## begin INFORMATION SHOWN

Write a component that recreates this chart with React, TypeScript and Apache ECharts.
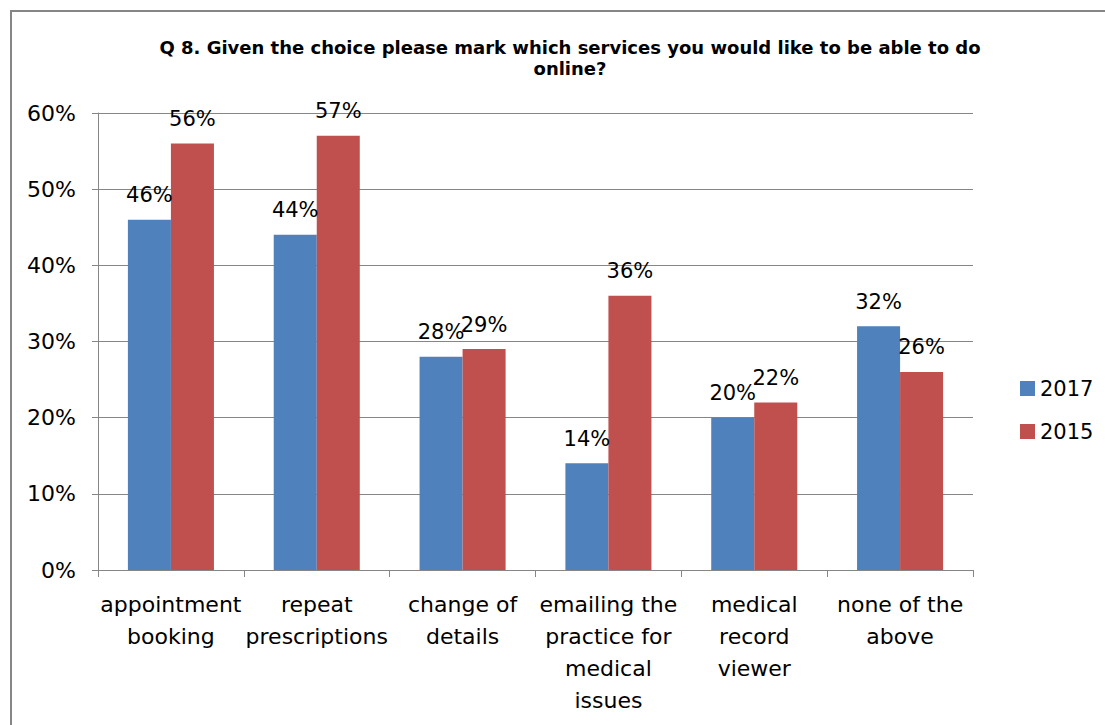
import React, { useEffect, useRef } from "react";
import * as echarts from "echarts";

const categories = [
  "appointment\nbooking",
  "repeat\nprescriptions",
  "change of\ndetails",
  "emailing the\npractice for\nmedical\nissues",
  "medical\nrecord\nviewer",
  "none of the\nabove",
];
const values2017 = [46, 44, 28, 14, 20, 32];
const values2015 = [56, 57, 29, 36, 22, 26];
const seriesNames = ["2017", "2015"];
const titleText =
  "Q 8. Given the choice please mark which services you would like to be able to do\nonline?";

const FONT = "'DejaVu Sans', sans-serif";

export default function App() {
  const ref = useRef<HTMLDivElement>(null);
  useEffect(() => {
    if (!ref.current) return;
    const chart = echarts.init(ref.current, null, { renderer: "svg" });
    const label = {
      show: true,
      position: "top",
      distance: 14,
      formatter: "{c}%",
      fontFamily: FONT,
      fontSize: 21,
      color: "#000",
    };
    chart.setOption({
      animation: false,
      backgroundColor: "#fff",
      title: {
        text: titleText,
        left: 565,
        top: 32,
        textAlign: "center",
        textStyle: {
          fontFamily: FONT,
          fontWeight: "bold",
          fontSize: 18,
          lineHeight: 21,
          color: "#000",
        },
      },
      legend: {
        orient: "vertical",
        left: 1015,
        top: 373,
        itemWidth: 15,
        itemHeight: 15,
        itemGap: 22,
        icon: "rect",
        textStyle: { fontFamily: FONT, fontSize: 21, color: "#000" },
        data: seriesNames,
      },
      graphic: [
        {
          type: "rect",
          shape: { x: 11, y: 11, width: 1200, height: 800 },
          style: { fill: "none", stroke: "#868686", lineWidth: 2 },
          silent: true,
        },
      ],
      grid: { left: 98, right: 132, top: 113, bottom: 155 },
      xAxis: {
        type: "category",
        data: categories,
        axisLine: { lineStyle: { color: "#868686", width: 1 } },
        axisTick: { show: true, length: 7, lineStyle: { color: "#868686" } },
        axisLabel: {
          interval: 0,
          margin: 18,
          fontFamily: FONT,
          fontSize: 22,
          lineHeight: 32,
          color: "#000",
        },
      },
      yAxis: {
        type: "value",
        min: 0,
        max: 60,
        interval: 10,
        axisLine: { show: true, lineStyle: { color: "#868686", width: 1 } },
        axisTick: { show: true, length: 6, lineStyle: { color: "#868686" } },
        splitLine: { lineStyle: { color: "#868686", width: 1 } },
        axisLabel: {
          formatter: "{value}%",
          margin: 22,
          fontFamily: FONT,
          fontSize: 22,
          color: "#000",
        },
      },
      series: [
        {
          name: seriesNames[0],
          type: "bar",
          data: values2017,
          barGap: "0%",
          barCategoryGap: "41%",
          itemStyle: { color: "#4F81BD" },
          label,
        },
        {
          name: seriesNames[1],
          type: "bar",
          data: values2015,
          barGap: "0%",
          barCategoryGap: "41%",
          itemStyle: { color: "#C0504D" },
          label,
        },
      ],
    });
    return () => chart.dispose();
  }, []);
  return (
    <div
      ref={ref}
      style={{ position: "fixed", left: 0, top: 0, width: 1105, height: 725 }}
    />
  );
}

## end INFORMATION SHOWN

#### REQUIREMENT:
List all lines above in which the string "React" appears.

#### OUTPUT BELOW:
Write a component that recreates this chart with React, TypeScript and Apache ECharts.
import React, { useEffect, useRef } from "react";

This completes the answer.